Red Scharlach (redscharlach) wrote,
Red Scharlach
redscharlach

If you tolerate this, then your tabby will be next...

Longtime readers may recall that I am perennially amused by overblown romance novels. I never actually read them: I just like to pick them up in bookshops, read the backcover blurb, and laugh myself stupid.

The other day I discovered a particularly choice example of the genre, called Rejar. I read the hilarious blurb, and was so entertained that I steeled myself to look between the covers. Yes, this is as appalling as it looks. It's basically about a woman whose cat turns out to be a sex-crazed hunk in a badly explained paranormal disguise, and wouldn't you know it, they fall helplessly into hot thrusting lurve with each other. The cat sleeps on her bed at night, she dreams of sharing an endless night of passion with the same girlie-haired lump of mahogany-chested tedium, and then she wakes up and hey presto! There's no one there, just her cat.

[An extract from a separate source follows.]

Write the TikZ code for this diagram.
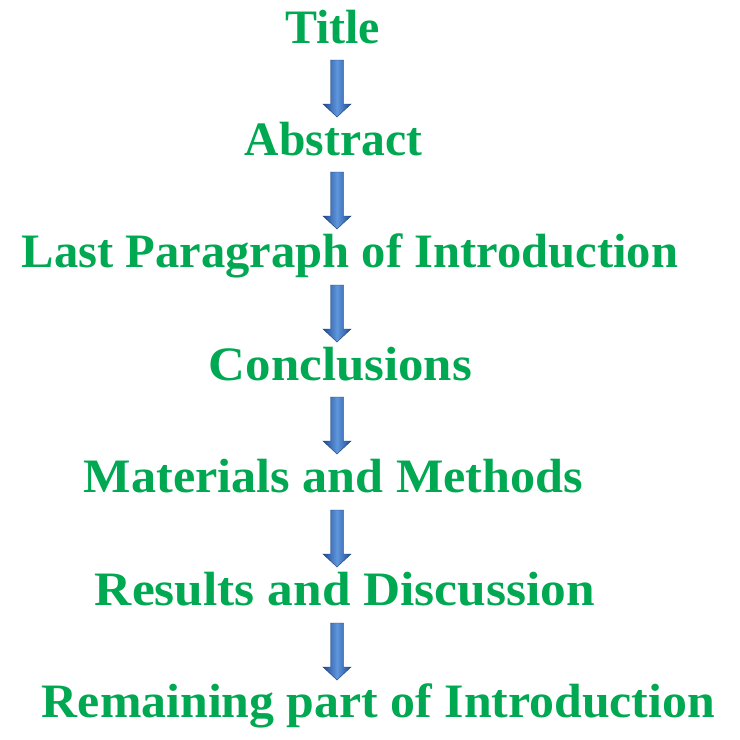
\documentclass[tikz,border=0pt]{standalone}
\usepackage{fontspec}
\setmainfont{Liberation Serif}
\usetikzlibrary{calc}
\definecolor{txtgreen}{RGB}{0,168,82}
\definecolor{arrdark}{RGB}{30,75,150}
\definecolor{arrlight}{RGB}{95,150,220}
\tikzset{
  txtlabel/.style={anchor=base, inner sep=0pt, text=txtgreen, font=\fontsize{48}{52}\selectfont\bfseries},
  blockarrow/.style={left color=arrdark, right color=arrdark, middle color=arrlight, draw=arrdark!80!black, line width=0.4pt}
}
\newcommand\fitw[2]{\resizebox{#1pt}{\height}{#2}}
\newcommand\blockarr[2]{%
  \path[blockarrow] let \p1=(#1), \p2=(#2) in
    (\x1-6.5pt,\y1) -- (\x1+6.5pt,\y1) -- (\x1+6.5pt,\y2+13pt) -- (\x1+14pt,\y2+13pt)
    -- (\x1,\y2) -- (\x1-14pt,\y2+13pt) -- (\x1-6.5pt,\y2+13pt) -- cycle;}
\begin{document}
\begin{tikzpicture}[x=1pt,y=1pt]
\useasboundingbox (0,0) rectangle (740,-740);
\fill[white] (0,0) rectangle (740,-740);
\node[txtlabel] (t0) at (332.5,-43) {\fitw{95}{Title}};
\node[txtlabel] (t1) at (333.5,-155.4) {\fitw{177}{Abstract}};
\node[txtlabel] (t2) at (350,-267.8) {\fitw{656}{Last Paragraph of Introduction}};
\node[txtlabel] (t3) at (340.5,-380.2) {\fitw{263}{Conclusions}};
\node[txtlabel] (t4) at (333.5,-492.6) {\fitw{499}{Materials and Methods}};
\node[txtlabel] (t5) at (345,-605) {\fitw{500}{Results and Discussion}};
\node[txtlabel] (t6) at (378.5,-717.4) {\fitw{673}{Remaining part of Introduction}};
\coordinate (s0) at (337,-60);  \coordinate (e0) at (337,-117);
\coordinate (s1) at (337,-172); \coordinate (e1) at (337,-229);
\coordinate (s2) at (337,-285); \coordinate (e2) at (337,-342);
\coordinate (s3) at (337,-397); \coordinate (e3) at (337,-454);
\coordinate (s4) at (337,-510); \coordinate (e4) at (337,-567);
\coordinate (s5) at (337,-623); \coordinate (e5) at (337,-680);
\foreach \i in {0,...,5}{\blockarr{s\i}{e\i}}
\end{tikzpicture}
\end{document}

Oh dear, oh dear, oh dear. Three things must we learn from this, gentle readers.
1) If you are a slightly lonely single woman, ownership of a cat (or three) is perfectly fine.
2) If you are a slightly lonely single woman, having an active sexual fantasy life is perfectly fine.
3) If you are a slightly lonely single woman, having an active sexual fantasy life that involves your cat is JUST PLAIN WRONG, on oh so many levels.